Would you transcribe the whole listing exactly, minus its pictures?

----- Raw data

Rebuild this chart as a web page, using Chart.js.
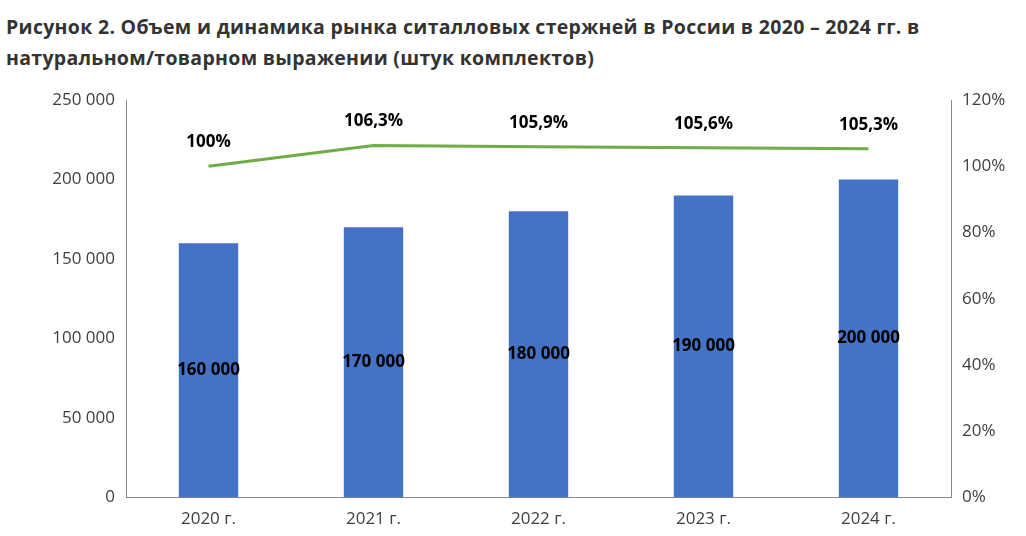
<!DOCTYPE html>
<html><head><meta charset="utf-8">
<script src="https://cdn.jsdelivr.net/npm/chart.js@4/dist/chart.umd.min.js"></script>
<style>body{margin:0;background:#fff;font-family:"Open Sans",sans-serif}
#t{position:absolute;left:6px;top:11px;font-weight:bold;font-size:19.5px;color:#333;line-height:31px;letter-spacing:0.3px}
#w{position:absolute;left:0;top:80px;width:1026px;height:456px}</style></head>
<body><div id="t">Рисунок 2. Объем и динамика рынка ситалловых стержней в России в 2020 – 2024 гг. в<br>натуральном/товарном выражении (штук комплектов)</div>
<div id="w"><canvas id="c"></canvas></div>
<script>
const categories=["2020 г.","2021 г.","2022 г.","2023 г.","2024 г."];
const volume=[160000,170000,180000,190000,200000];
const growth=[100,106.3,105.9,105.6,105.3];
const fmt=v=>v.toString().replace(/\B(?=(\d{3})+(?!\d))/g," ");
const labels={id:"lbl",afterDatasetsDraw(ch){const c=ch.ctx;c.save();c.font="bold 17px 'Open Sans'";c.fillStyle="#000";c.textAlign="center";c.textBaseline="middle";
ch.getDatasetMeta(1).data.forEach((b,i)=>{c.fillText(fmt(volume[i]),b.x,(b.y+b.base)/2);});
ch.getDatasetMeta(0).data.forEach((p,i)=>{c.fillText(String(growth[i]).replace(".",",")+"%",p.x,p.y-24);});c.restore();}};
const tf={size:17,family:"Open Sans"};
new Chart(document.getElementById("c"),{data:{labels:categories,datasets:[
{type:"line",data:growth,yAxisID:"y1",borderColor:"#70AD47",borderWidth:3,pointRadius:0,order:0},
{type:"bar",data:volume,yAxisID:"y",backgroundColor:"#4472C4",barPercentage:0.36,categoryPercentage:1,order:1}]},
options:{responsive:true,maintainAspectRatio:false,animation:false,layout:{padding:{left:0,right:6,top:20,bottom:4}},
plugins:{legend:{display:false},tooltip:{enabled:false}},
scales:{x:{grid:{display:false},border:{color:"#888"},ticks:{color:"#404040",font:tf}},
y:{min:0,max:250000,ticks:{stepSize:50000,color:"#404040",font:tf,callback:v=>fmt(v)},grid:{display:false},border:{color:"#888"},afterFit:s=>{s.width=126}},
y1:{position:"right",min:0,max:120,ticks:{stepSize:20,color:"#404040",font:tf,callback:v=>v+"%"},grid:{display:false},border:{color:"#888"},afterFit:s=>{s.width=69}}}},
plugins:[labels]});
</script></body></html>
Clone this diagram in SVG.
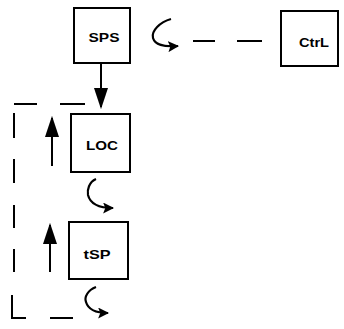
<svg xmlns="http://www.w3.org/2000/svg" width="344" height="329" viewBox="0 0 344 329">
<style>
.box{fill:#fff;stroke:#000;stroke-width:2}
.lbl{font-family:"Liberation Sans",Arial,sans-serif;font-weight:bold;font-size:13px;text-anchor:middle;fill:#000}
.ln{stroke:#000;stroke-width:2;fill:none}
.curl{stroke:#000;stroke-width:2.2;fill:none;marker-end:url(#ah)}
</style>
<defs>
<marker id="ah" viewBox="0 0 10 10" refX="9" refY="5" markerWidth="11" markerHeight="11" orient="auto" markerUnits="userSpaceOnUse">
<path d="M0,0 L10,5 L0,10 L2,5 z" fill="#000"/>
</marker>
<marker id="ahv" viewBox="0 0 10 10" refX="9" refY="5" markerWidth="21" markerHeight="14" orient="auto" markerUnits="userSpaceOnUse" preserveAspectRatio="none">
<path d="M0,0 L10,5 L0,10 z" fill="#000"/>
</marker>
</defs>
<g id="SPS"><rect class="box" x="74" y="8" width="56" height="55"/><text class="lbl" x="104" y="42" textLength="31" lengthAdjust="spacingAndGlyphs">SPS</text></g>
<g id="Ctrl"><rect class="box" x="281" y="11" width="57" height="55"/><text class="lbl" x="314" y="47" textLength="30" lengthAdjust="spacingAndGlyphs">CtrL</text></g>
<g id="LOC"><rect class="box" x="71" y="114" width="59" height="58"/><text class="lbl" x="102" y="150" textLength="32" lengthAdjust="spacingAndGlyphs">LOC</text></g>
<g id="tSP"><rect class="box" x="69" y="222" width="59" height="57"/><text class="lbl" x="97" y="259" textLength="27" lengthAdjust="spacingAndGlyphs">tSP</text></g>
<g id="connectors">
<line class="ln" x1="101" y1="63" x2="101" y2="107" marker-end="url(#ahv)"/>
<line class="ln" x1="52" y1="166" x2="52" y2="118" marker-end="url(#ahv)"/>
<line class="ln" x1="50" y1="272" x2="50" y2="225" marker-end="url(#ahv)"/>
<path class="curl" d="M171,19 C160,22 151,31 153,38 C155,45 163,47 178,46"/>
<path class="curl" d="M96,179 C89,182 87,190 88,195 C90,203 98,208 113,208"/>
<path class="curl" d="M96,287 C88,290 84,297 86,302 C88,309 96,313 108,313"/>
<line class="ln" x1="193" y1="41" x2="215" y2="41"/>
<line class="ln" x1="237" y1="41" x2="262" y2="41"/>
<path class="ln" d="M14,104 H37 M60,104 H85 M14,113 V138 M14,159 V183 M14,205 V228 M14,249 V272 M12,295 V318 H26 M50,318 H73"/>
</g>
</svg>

----------

» **Correct result**
Rebuild this chart as a web page, using Chart.js.
<!DOCTYPE html>
<html><head><meta charset="utf-8">
<script src="https://cdn.jsdelivr.net/npm/chart.js@4/dist/chart.umd.min.js"></script>
<style>body{margin:0;background:#fff;font-family:"Open Sans",sans-serif}
#t{position:absolute;left:6px;top:11px;font-weight:bold;font-size:19.5px;color:#333;line-height:31px;letter-spacing:0.3px}
#w{position:absolute;left:0;top:80px;width:1026px;height:456px}</style></head>
<body><div id="t">Рисунок 2. Объем и динамика рынка ситалловых стержней в России в 2020 – 2024 гг. в<br>натуральном/товарном выражении (штук комплектов)</div>
<div id="w"><canvas id="c"></canvas></div>
<script>
const categories=["2020 г.","2021 г.","2022 г.","2023 г.","2024 г."];
const volume=[160000,170000,180000,190000,200000];
const growth=[100,106.3,105.9,105.6,105.3];
const fmt=v=>v.toString().replace(/\B(?=(\d{3})+(?!\d))/g," ");
const labels={id:"lbl",afterDatasetsDraw(ch){const c=ch.ctx;c.save();c.font="bold 17px 'Open Sans'";c.fillStyle="#000";c.textAlign="center";c.textBaseline="middle";
ch.getDatasetMeta(1).data.forEach((b,i)=>{c.fillText(fmt(volume[i]),b.x,(b.y+b.base)/2);});
ch.getDatasetMeta(0).data.forEach((p,i)=>{c.fillText(String(growth[i]).replace(".",",")+"%",p.x,p.y-24);});c.restore();}};
const tf={size:17,family:"Open Sans"};
new Chart(document.getElementById("c"),{data:{labels:categories,datasets:[
{type:"line",data:growth,yAxisID:"y1",borderColor:"#70AD47",borderWidth:3,pointRadius:0,order:0},
{type:"bar",data:volume,yAxisID:"y",backgroundColor:"#4472C4",barPercentage:0.36,categoryPercentage:1,order:1}]},
options:{responsive:true,maintainAspectRatio:false,animation:false,layout:{padding:{left:0,right:6,top:20,bottom:4}},
plugins:{legend:{display:false},tooltip:{enabled:false}},
scales:{x:{grid:{display:false},border:{color:"#888"},ticks:{color:"#404040",font:tf}},
y:{min:0,max:250000,ticks:{stepSize:50000,color:"#404040",font:tf,callback:v=>fmt(v)},grid:{display:false},border:{color:"#888"},afterFit:s=>{s.width=126}},
y1:{position:"right",min:0,max:120,ticks:{stepSize:20,color:"#404040",font:tf,callback:v=>v+"%"},grid:{display:false},border:{color:"#888"},afterFit:s=>{s.width=69}}}},
plugins:[labels]});
</script></body></html>
Clone this diagram in SVG.
<svg xmlns="http://www.w3.org/2000/svg" width="344" height="329" viewBox="0 0 344 329">
<style>
.box{fill:#fff;stroke:#000;stroke-width:2}
.lbl{font-family:"Liberation Sans",Arial,sans-serif;font-weight:bold;font-size:13px;text-anchor:middle;fill:#000}
.ln{stroke:#000;stroke-width:2;fill:none}
.curl{stroke:#000;stroke-width:2.2;fill:none;marker-end:url(#ah)}
</style>
<defs>
<marker id="ah" viewBox="0 0 10 10" refX="9" refY="5" markerWidth="11" markerHeight="11" orient="auto" markerUnits="userSpaceOnUse">
<path d="M0,0 L10,5 L0,10 L2,5 z" fill="#000"/>
</marker>
<marker id="ahv" viewBox="0 0 10 10" refX="9" refY="5" markerWidth="21" markerHeight="14" orient="auto" markerUnits="userSpaceOnUse" preserveAspectRatio="none">
<path d="M0,0 L10,5 L0,10 z" fill="#000"/>
</marker>
</defs>
<g id="SPS"><rect class="box" x="74" y="8" width="56" height="55"/><text class="lbl" x="104" y="42" textLength="31" lengthAdjust="spacingAndGlyphs">SPS</text></g>
<g id="Ctrl"><rect class="box" x="281" y="11" width="57" height="55"/><text class="lbl" x="314" y="47" textLength="30" lengthAdjust="spacingAndGlyphs">CtrL</text></g>
<g id="LOC"><rect class="box" x="71" y="114" width="59" height="58"/><text class="lbl" x="102" y="150" textLength="32" lengthAdjust="spacingAndGlyphs">LOC</text></g>
<g id="tSP"><rect class="box" x="69" y="222" width="59" height="57"/><text class="lbl" x="97" y="259" textLength="27" lengthAdjust="spacingAndGlyphs">tSP</text></g>
<g id="connectors">
<line class="ln" x1="101" y1="63" x2="101" y2="107" marker-end="url(#ahv)"/>
<line class="ln" x1="52" y1="166" x2="52" y2="118" marker-end="url(#ahv)"/>
<line class="ln" x1="50" y1="272" x2="50" y2="225" marker-end="url(#ahv)"/>
<path class="curl" d="M171,19 C160,22 151,31 153,38 C155,45 163,47 178,46"/>
<path class="curl" d="M96,179 C89,182 87,190 88,195 C90,203 98,208 113,208"/>
<path class="curl" d="M96,287 C88,290 84,297 86,302 C88,309 96,313 108,313"/>
<line class="ln" x1="193" y1="41" x2="215" y2="41"/>
<line class="ln" x1="237" y1="41" x2="262" y2="41"/>
<path class="ln" d="M14,104 H37 M60,104 H85 M14,113 V138 M14,159 V183 M14,205 V228 M14,249 V272 M12,295 V318 H26 M50,318 H73"/>
</g>
</svg>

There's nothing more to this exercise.